**RECORDS FOR THE TASK**
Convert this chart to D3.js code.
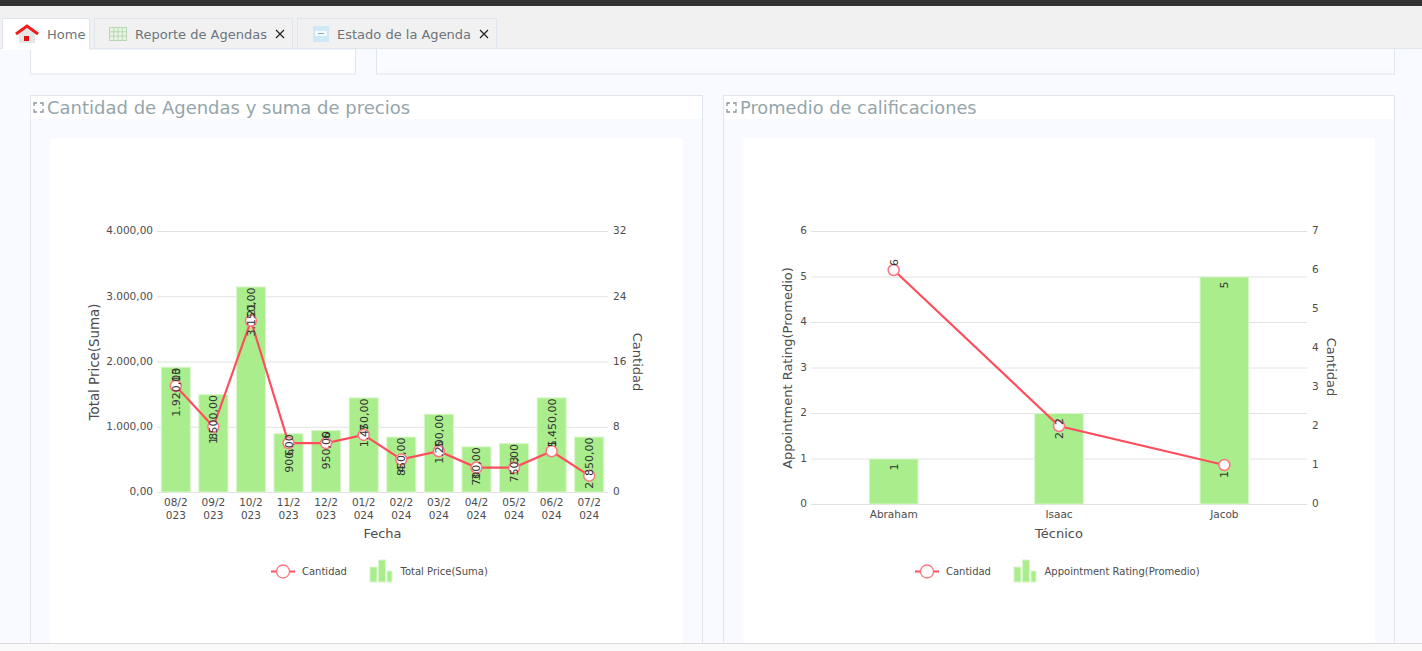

...

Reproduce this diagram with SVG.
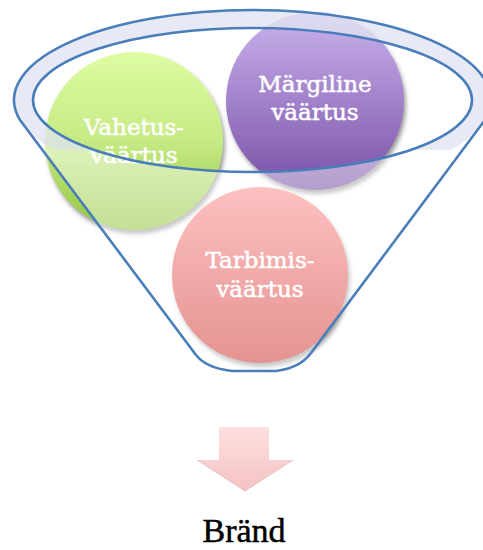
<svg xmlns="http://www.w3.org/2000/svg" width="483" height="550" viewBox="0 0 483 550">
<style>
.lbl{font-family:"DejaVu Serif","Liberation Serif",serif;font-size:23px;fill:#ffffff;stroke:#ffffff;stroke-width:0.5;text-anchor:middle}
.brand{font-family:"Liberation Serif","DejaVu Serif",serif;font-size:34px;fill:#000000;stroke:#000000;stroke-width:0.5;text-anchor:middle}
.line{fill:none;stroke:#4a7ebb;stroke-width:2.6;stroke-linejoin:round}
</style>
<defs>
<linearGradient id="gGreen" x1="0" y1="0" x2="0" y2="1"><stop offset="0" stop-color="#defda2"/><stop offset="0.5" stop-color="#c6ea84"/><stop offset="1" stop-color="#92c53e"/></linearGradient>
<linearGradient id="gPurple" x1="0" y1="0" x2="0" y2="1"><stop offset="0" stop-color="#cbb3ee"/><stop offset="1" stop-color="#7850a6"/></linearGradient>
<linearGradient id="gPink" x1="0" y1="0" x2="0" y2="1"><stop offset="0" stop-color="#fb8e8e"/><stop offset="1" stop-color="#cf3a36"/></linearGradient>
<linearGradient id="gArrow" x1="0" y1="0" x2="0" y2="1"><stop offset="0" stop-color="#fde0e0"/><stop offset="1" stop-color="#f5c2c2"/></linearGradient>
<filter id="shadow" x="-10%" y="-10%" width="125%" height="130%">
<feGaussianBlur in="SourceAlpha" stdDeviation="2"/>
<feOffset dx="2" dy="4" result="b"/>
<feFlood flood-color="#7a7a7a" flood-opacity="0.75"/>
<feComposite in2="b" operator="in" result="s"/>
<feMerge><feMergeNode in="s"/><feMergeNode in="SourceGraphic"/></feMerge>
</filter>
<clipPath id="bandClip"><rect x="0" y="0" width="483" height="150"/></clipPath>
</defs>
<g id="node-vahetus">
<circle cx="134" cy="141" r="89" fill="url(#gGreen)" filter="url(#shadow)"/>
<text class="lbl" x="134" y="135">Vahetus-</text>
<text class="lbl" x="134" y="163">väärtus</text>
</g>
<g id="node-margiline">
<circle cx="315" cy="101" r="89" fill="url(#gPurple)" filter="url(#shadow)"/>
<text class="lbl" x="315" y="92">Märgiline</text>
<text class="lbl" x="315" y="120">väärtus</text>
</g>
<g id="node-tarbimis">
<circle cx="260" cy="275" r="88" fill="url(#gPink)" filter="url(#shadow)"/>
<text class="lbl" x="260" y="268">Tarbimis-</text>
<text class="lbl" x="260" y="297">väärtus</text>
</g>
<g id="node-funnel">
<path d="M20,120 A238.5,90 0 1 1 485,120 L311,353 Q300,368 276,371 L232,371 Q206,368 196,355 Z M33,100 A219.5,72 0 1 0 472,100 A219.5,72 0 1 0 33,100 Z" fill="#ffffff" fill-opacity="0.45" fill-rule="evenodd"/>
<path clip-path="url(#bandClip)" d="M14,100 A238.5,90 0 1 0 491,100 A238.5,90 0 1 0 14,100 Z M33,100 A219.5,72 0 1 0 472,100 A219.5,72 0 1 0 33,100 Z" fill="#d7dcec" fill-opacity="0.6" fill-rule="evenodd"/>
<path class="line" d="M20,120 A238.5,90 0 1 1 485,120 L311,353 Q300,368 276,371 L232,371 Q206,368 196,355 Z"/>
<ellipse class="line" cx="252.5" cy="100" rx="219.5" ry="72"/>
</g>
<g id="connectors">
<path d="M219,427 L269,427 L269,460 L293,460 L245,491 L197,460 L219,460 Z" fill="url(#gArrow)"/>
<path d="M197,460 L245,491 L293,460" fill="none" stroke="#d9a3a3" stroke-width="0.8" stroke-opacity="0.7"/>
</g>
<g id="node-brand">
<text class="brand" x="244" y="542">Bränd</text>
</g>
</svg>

**JOB**
Copy every line of the entries above in which "this" occurs.

**EXERCISE ANSWER**
Convert this chart to D3.js code.
Reproduce this diagram with SVG.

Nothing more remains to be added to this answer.